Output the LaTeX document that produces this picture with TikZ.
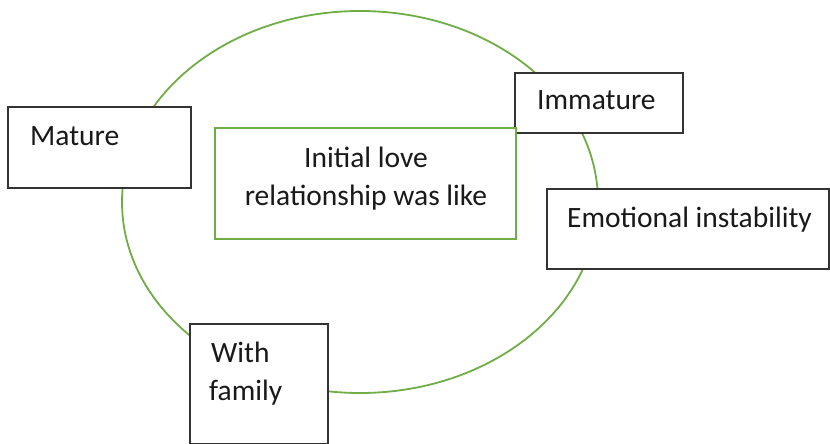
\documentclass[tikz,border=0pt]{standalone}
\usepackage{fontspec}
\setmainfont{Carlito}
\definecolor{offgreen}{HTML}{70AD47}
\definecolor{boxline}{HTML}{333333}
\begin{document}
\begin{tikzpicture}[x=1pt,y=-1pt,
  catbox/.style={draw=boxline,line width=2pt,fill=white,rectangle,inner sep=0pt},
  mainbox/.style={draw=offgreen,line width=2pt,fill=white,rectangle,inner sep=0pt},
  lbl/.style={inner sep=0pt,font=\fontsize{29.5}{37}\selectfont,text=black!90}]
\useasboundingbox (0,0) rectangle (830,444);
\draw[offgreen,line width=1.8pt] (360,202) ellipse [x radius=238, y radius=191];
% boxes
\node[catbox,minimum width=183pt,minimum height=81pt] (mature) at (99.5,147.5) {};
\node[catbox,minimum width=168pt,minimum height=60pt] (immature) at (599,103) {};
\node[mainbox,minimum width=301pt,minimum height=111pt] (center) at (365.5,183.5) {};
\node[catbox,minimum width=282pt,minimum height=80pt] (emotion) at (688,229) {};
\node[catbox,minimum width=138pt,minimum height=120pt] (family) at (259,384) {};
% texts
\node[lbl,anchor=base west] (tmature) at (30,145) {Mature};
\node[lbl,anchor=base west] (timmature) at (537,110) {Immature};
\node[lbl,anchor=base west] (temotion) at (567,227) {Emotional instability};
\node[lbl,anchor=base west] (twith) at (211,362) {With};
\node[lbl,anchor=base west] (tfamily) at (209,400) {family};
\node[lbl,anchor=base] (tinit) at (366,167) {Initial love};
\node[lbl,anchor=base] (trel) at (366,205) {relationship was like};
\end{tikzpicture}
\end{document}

### [PROBLEM STATEMENT]
Output the data exactly. Pictures don't belong in the result.

### [TASK RESPONSE]
Output the LaTeX document that produces this picture with TikZ.
\documentclass[tikz,border=0pt]{standalone}
\usepackage{fontspec}
\setmainfont{Carlito}
\definecolor{offgreen}{HTML}{70AD47}
\definecolor{boxline}{HTML}{333333}
\begin{document}
\begin{tikzpicture}[x=1pt,y=-1pt,
  catbox/.style={draw=boxline,line width=2pt,fill=white,rectangle,inner sep=0pt},
  mainbox/.style={draw=offgreen,line width=2pt,fill=white,rectangle,inner sep=0pt},
  lbl/.style={inner sep=0pt,font=\fontsize{29.5}{37}\selectfont,text=black!90}]
\useasboundingbox (0,0) rectangle (830,444);
\draw[offgreen,line width=1.8pt] (360,202) ellipse [x radius=238, y radius=191];
% boxes
\node[catbox,minimum width=183pt,minimum height=81pt] (mature) at (99.5,147.5) {};
\node[catbox,minimum width=168pt,minimum height=60pt] (immature) at (599,103) {};
\node[mainbox,minimum width=301pt,minimum height=111pt] (center) at (365.5,183.5) {};
\node[catbox,minimum width=282pt,minimum height=80pt] (emotion) at (688,229) {};
\node[catbox,minimum width=138pt,minimum height=120pt] (family) at (259,384) {};
% texts
\node[lbl,anchor=base west] (tmature) at (30,145) {Mature};
\node[lbl,anchor=base west] (timmature) at (537,110) {Immature};
\node[lbl,anchor=base west] (temotion) at (567,227) {Emotional instability};
\node[lbl,anchor=base west] (twith) at (211,362) {With};
\node[lbl,anchor=base west] (tfamily) at (209,400) {family};
\node[lbl,anchor=base] (tinit) at (366,167) {Initial love};
\node[lbl,anchor=base] (trel) at (366,205) {relationship was like};
\end{tikzpicture}
\end{document}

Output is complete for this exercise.